The existing motel and site is owned by Cool Aid, which took it over in 2009 after managing it for several years on behalf of Island Health.

Stinson said estimates for the new building are about $18 million to $19 million. She said Cool Aid has already received a number of grants and commitments, including a $600,000 grant from the Capital Regional District’s Regional Housing Trust Fund to $5 million from the Regional Housing First Program, a partnership between the province, the CRD and the Canadian Mortgage and Housing Corp.

The rest of the building costs will be financed with a mortgage to be repaid with rents from the apartments.

Stinson said meetings with the surrounding neighbourhood have led to “mixed reaction” about the new building, with many complaining it is too big.

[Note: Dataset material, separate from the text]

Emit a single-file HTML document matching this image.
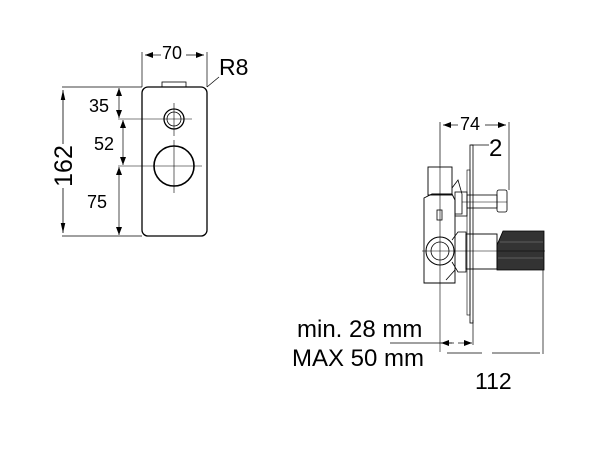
<!DOCTYPE html>
<html><head><meta charset="utf-8"><style>
html,body{margin:0;padding:0;background:#fff}
svg{display:block}
text{font-family:"Liberation Sans",sans-serif;fill:#000}
</style></head><body>
<svg width="600" height="470" viewBox="0 0 600 470" xmlns="http://www.w3.org/2000/svg">
<defs>
<marker id="a" markerWidth="8" markerHeight="6" refX="8" refY="3" orient="auto-start-reverse" markerUnits="userSpaceOnUse"><path d="M0,0 L8,3 L0,6z" fill="#000"/></marker>
<marker id="b" markerWidth="10" markerHeight="22" refX="22" refY="5" orient="auto-start-reverse" markerUnits="userSpaceOnUse" viewBox="0 0 22 10"><path d="M0,0 L22,5 L0,10z" fill="#000"/></marker>
</defs>
<g stroke="#000" fill="none" stroke-width="1">
<rect x="142" y="87" width="65" height="149" rx="6" stroke-width="1.3"/>
<rect x="162" y="82" width="24" height="5" stroke-width="0.8"/>
<line x1="142" y1="52" x2="142" y2="87" stroke-width="0.7"/>
<line x1="207" y1="52" x2="207" y2="87" stroke-width="0.7"/>
<line x1="145" y1="55" x2="161" y2="55" marker-start="url(#a)" stroke-width="0.7"/>
<line x1="186" y1="55" x2="204" y2="55" marker-end="url(#a)" stroke-width="0.7"/>
<line x1="207" y1="87" x2="219" y2="77" stroke-width="0.7"/>
<circle cx="174" cy="119" r="10" stroke-width="1.3"/>
<circle cx="174" cy="119" r="7" stroke-width="0.8"/>
<circle cx="174" cy="166" r="20" stroke-width="1.6"/>
<line x1="118" y1="119" x2="192" y2="119" stroke-width="0.6"/>
<line x1="174" y1="103" x2="174" y2="136" stroke-width="0.6"/>
<line x1="118" y1="166" x2="202" y2="166" stroke-width="0.6"/>
<line x1="174" y1="140" x2="174" y2="193" stroke-width="0.6"/>
<line x1="62" y1="87" x2="142" y2="87" stroke-width="0.7"/>
<line x1="62" y1="236" x2="142" y2="236" stroke-width="0.7"/>
<line x1="63" y1="90" x2="63" y2="144" marker-start="url(#b)" stroke-width="0.8"/>
<line x1="63" y1="188" x2="63" y2="233" marker-end="url(#b)" stroke-width="0.8"/>
<line x1="119" y1="88" x2="119" y2="118" marker-start="url(#a)" marker-end="url(#a)" stroke-width="0.7"/>
<line x1="123" y1="120" x2="123" y2="165" marker-start="url(#a)" marker-end="url(#a)" stroke-width="0.7"/>
<line x1="119" y1="167" x2="119" y2="235" marker-start="url(#a)" marker-end="url(#a)" stroke-width="0.7"/>

<line x1="440" y1="122" x2="440" y2="165" stroke-width="0.7"/>
<line x1="509" y1="122" x2="509" y2="190" stroke-width="0.7"/>
<line x1="443" y1="125" x2="458" y2="125" marker-start="url(#a)" stroke-width="0.7"/>
<line x1="485" y1="125" x2="506" y2="125" marker-end="url(#a)" stroke-width="0.7"/>
<line x1="471" y1="145" x2="489" y2="145" stroke-width="0.7"/>
<rect x="470" y="145" width="3" height="178" stroke-width="0.8"/>
<rect x="467" y="170" width="3" height="145" stroke-width="0.6"/>
<rect x="428" y="167" width="24" height="28" stroke-width="0.9"/>
<path d="M424,198 L432,194 L452,194 L455,200 L455,283 L424,283 Z" stroke-width="0.9"/>
<path d="M452,188 L458,180 L462,194 L462,214 L455,214" stroke-width="0.8"/>
<rect x="455" y="192" width="12" height="24" stroke-width="0.8"/>
<rect x="437" y="210" width="5" height="10" stroke-width="0.8"/>
<rect x="467" y="195" width="30" height="13" stroke-width="0.8"/>
<rect x="497" y="190" width="10" height="22" rx="2" stroke-width="0.8"/>
<line x1="462" y1="202" x2="507" y2="202" stroke-width="0.5"/>
<circle cx="440" cy="251" r="14" stroke-width="1"/>
<circle cx="440" cy="251" r="9" stroke-width="0.8"/>
<path d="M452,240 L458,232 L466,232 L466,272 L458,272 L452,262" stroke-width="0.8"/>
<path d="M446,280 L455,270" stroke-width="0.8"/>
<rect x="466" y="234" width="31" height="35" stroke-width="0.9"/>
<path d="M503,231 L544,231 L544,270 L497,270 L497,245 Z" fill="#333" stroke-width="0.8"/>
<g stroke="#888" stroke-width="0.6"><line x1="500" y1="242" x2="543" y2="242"/><line x1="498" y1="258" x2="543" y2="258"/></g>
<line x1="422" y1="251" x2="545" y2="251" stroke-width="0.6"/>
<line x1="440" y1="165" x2="440" y2="352" stroke-width="0.6"/>
<line x1="543" y1="270" x2="543" y2="354" stroke-width="0.7"/>
<line x1="473" y1="320" x2="473" y2="345" stroke-width="0.7"/>
<line x1="390" y1="343" x2="452" y2="343" stroke-width="0.7"/>
<line x1="441" y1="343" x2="454" y2="343" marker-start="url(#a)" stroke-width="0.7"/>
<line x1="458" y1="343" x2="472" y2="343" marker-end="url(#a)" stroke-width="0.7"/>
<line x1="447" y1="353" x2="482" y2="353" stroke-width="0.7"/>
<line x1="492" y1="353" x2="540" y2="353" stroke-width="0.7"/>
</g>
<text x="162" y="59" font-size="18">70</text>
<text x="219" y="75" font-size="23">R8</text>
<text x="89" y="112" font-size="18">35</text>
<text x="94" y="150" font-size="18">52</text>
<text x="87" y="208" font-size="18">75</text>
<text transform="translate(72,166) rotate(-90)" font-size="25" text-anchor="middle">162</text>
<text x="460" y="130" font-size="18">74</text>
<text x="489" y="156" font-size="24">2</text>
<text x="297" y="337" font-size="24">min. 28 mm</text>
<text x="292" y="366" font-size="24">MAX 50 mm</text>
<text x="475" y="389" font-size="23">112</text>
</svg>
</body></html>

She said the only way a mortgage can be repaid on affordable housing projects is to make the project sufficiently dense to provide enough rental income.

Avery Stetski, president of the Burnside Gorge Community Association, said his group feels a little cheated.

It recently completed its neighbourhood plan, which calls for a four-storey maximum along Gorge Road East. When design work on the project began, buildings of up to six storeys were allowed.

“The problem with the building is that it’s far too large,” Stetski said. “A lot of the neighbours don’t want it at all and want the whole thing sold to another developer.

“That’s not going to happen, but at least they should conform to the land-use plan.”